In 1969, psychiatrist Elisabeth Kubler-Ross developed the Five Stages of Grief, based on the five emotions people experience during the grieving process. 228 days ago, Alabama, on a late touchdown, defeated Auburn 27-24.
That brutal loss, coupled with Alabama’s subsequent CFP run sits on the mind, heart and nerve of many of the Auburn Tigers faithful. Yet, through all of that, the grieving process needs to end and that game needs to evaporate from the minds of millions. Granted, the ceaseless ribbing from Tide fans will continue to annoy, but that loss should not define this or following seasons. Let’s focus on three emotions.

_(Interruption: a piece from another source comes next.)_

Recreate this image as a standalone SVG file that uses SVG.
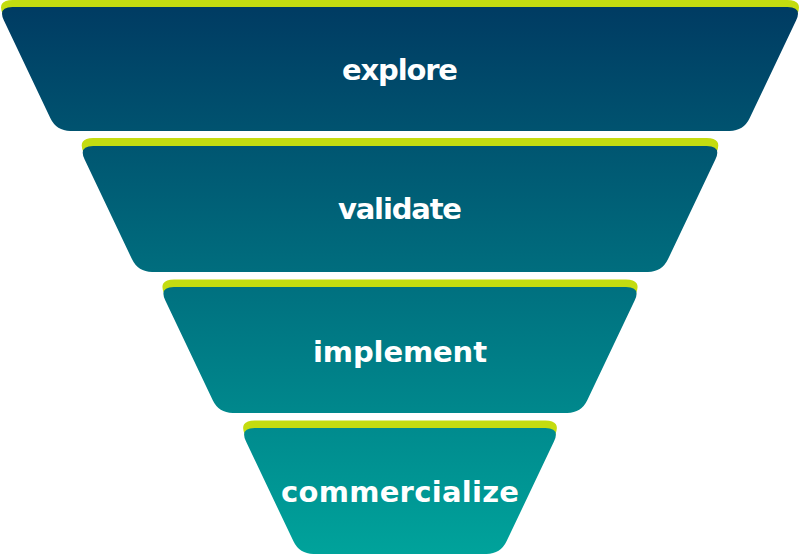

Yes, fourth-and-31 should end the game. Everyone knew that the Tide needed a touchdown to take the lead. However, some of the anger remains a bit misplaced. While the secondary inexplicably allowed Isaiah Bond to wriggle away while Jalen Milroe built a cottage with the time he enjoyed in the pocket, the offense needs this vitriol.
For eight minutes and eighteen seconds, the Tigers drove seventy-two yards to the Alabama four-yard-line. Hugh Freeze decided to settle for a field goal when a touchdown probably ices the game. If Alabama still scores, the score knots at twenty-seven.
Then, Auburn receives the ensuing kickoff, kneels and takes its chances to overtime. Playing too tight on offense cost Auburn that day. Too many want to focus on the defensive failure, but the offense’s reluctance to take risk ultimately cost the team that game.